What you have to do –
Repeat the lines that follow, leaving nothing out.

Provided material –

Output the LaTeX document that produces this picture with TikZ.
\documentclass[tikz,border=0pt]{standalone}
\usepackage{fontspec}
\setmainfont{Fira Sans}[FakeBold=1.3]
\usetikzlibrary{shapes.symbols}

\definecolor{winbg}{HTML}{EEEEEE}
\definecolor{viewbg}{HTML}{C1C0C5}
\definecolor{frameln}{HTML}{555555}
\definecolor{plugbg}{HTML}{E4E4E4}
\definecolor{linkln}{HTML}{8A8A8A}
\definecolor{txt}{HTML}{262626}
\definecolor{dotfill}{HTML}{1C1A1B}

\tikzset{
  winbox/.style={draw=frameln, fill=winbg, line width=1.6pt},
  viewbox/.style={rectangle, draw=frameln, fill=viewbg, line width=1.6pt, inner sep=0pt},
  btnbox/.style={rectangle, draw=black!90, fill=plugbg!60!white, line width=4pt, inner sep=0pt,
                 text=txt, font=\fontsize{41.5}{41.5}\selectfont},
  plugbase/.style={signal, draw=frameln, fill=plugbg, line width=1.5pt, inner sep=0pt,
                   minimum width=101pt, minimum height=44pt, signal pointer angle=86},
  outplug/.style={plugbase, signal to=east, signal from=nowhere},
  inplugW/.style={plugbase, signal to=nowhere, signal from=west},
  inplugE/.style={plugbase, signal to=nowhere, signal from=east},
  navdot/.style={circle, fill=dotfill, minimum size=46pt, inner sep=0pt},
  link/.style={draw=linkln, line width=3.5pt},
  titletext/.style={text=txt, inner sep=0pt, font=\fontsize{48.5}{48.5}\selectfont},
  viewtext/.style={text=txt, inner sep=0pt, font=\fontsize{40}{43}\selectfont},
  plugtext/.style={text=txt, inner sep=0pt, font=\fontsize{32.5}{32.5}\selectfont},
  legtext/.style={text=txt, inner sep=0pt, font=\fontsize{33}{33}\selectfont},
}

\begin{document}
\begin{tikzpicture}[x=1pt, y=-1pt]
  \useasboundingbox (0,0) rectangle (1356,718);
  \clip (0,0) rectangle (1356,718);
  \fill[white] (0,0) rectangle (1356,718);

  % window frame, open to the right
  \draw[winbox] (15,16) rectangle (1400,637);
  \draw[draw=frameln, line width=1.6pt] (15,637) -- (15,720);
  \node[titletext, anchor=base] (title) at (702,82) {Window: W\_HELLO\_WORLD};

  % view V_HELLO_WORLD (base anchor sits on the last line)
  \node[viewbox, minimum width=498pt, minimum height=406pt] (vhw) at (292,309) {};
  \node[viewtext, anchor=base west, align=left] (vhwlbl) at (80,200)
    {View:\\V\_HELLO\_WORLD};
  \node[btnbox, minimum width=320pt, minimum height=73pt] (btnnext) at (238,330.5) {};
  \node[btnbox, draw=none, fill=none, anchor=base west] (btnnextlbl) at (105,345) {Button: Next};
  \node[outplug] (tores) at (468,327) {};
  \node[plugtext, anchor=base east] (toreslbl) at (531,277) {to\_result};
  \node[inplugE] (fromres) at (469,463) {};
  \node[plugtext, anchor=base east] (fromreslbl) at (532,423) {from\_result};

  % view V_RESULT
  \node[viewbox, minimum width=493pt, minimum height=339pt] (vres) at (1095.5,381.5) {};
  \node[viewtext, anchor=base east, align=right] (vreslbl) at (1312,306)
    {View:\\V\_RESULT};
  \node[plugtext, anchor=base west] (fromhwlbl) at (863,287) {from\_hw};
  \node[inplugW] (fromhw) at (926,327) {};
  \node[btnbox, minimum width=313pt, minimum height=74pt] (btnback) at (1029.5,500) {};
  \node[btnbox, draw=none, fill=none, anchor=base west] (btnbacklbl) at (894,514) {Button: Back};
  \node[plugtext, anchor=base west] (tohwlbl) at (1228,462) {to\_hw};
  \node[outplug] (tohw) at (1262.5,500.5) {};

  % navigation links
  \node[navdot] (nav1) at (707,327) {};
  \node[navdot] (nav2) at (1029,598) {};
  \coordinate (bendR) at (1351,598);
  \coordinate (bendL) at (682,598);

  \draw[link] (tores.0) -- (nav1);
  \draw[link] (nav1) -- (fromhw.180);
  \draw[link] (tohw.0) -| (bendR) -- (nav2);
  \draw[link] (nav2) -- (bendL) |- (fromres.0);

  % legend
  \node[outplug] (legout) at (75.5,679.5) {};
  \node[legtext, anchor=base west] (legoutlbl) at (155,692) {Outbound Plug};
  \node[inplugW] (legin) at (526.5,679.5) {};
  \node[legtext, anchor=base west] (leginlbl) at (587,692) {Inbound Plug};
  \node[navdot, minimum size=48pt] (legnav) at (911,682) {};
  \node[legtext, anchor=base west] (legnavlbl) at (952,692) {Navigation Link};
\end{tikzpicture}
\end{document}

Exercise result –
Output the LaTeX document that produces this picture with TikZ.
\documentclass[tikz,border=0pt]{standalone}
\usepackage{fontspec}
\setmainfont{Fira Sans}[FakeBold=1.3]
\usetikzlibrary{shapes.symbols}

\definecolor{winbg}{HTML}{EEEEEE}
\definecolor{viewbg}{HTML}{C1C0C5}
\definecolor{frameln}{HTML}{555555}
\definecolor{plugbg}{HTML}{E4E4E4}
\definecolor{linkln}{HTML}{8A8A8A}
\definecolor{txt}{HTML}{262626}
\definecolor{dotfill}{HTML}{1C1A1B}

\tikzset{
  winbox/.style={draw=frameln, fill=winbg, line width=1.6pt},
  viewbox/.style={rectangle, draw=frameln, fill=viewbg, line width=1.6pt, inner sep=0pt},
  btnbox/.style={rectangle, draw=black!90, fill=plugbg!60!white, line width=4pt, inner sep=0pt,
                 text=txt, font=\fontsize{41.5}{41.5}\selectfont},
  plugbase/.style={signal, draw=frameln, fill=plugbg, line width=1.5pt, inner sep=0pt,
                   minimum width=101pt, minimum height=44pt, signal pointer angle=86},
  outplug/.style={plugbase, signal to=east, signal from=nowhere},
  inplugW/.style={plugbase, signal to=nowhere, signal from=west},
  inplugE/.style={plugbase, signal to=nowhere, signal from=east},
  navdot/.style={circle, fill=dotfill, minimum size=46pt, inner sep=0pt},
  link/.style={draw=linkln, line width=3.5pt},
  titletext/.style={text=txt, inner sep=0pt, font=\fontsize{48.5}{48.5}\selectfont},
  viewtext/.style={text=txt, inner sep=0pt, font=\fontsize{40}{43}\selectfont},
  plugtext/.style={text=txt, inner sep=0pt, font=\fontsize{32.5}{32.5}\selectfont},
  legtext/.style={text=txt, inner sep=0pt, font=\fontsize{33}{33}\selectfont},
}

\begin{document}
\begin{tikzpicture}[x=1pt, y=-1pt]
  \useasboundingbox (0,0) rectangle (1356,718);
  \clip (0,0) rectangle (1356,718);
  \fill[white] (0,0) rectangle (1356,718);

  % window frame, open to the right
  \draw[winbox] (15,16) rectangle (1400,637);
  \draw[draw=frameln, line width=1.6pt] (15,637) -- (15,720);
  \node[titletext, anchor=base] (title) at (702,82) {Window: W\_HELLO\_WORLD};

  % view V_HELLO_WORLD (base anchor sits on the last line)
  \node[viewbox, minimum width=498pt, minimum height=406pt] (vhw) at (292,309) {};
  \node[viewtext, anchor=base west, align=left] (vhwlbl) at (80,200)
    {View:\\V\_HELLO\_WORLD};
  \node[btnbox, minimum width=320pt, minimum height=73pt] (btnnext) at (238,330.5) {};
  \node[btnbox, draw=none, fill=none, anchor=base west] (btnnextlbl) at (105,345) {Button: Next};
  \node[outplug] (tores) at (468,327) {};
  \node[plugtext, anchor=base east] (toreslbl) at (531,277) {to\_result};
  \node[inplugE] (fromres) at (469,463) {};
  \node[plugtext, anchor=base east] (fromreslbl) at (532,423) {from\_result};

  % view V_RESULT
  \node[viewbox, minimum width=493pt, minimum height=339pt] (vres) at (1095.5,381.5) {};
  \node[viewtext, anchor=base east, align=right] (vreslbl) at (1312,306)
    {View:\\V\_RESULT};
  \node[plugtext, anchor=base west] (fromhwlbl) at (863,287) {from\_hw};
  \node[inplugW] (fromhw) at (926,327) {};
  \node[btnbox, minimum width=313pt, minimum height=74pt] (btnback) at (1029.5,500) {};
  \node[btnbox, draw=none, fill=none, anchor=base west] (btnbacklbl) at (894,514) {Button: Back};
  \node[plugtext, anchor=base west] (tohwlbl) at (1228,462) {to\_hw};
  \node[outplug] (tohw) at (1262.5,500.5) {};

  % navigation links
  \node[navdot] (nav1) at (707,327) {};
  \node[navdot] (nav2) at (1029,598) {};
  \coordinate (bendR) at (1351,598);
  \coordinate (bendL) at (682,598);

  \draw[link] (tores.0) -- (nav1);
  \draw[link] (nav1) -- (fromhw.180);
  \draw[link] (tohw.0) -| (bendR) -- (nav2);
  \draw[link] (nav2) -- (bendL) |- (fromres.0);

  % legend
  \node[outplug] (legout) at (75.5,679.5) {};
  \node[legtext, anchor=base west] (legoutlbl) at (155,692) {Outbound Plug};
  \node[inplugW] (legin) at (526.5,679.5) {};
  \node[legtext, anchor=base west] (leginlbl) at (587,692) {Inbound Plug};
  \node[navdot, minimum size=48pt] (legnav) at (911,682) {};
  \node[legtext, anchor=base west] (legnavlbl) at (952,692) {Navigation Link};
\end{tikzpicture}
\end{document}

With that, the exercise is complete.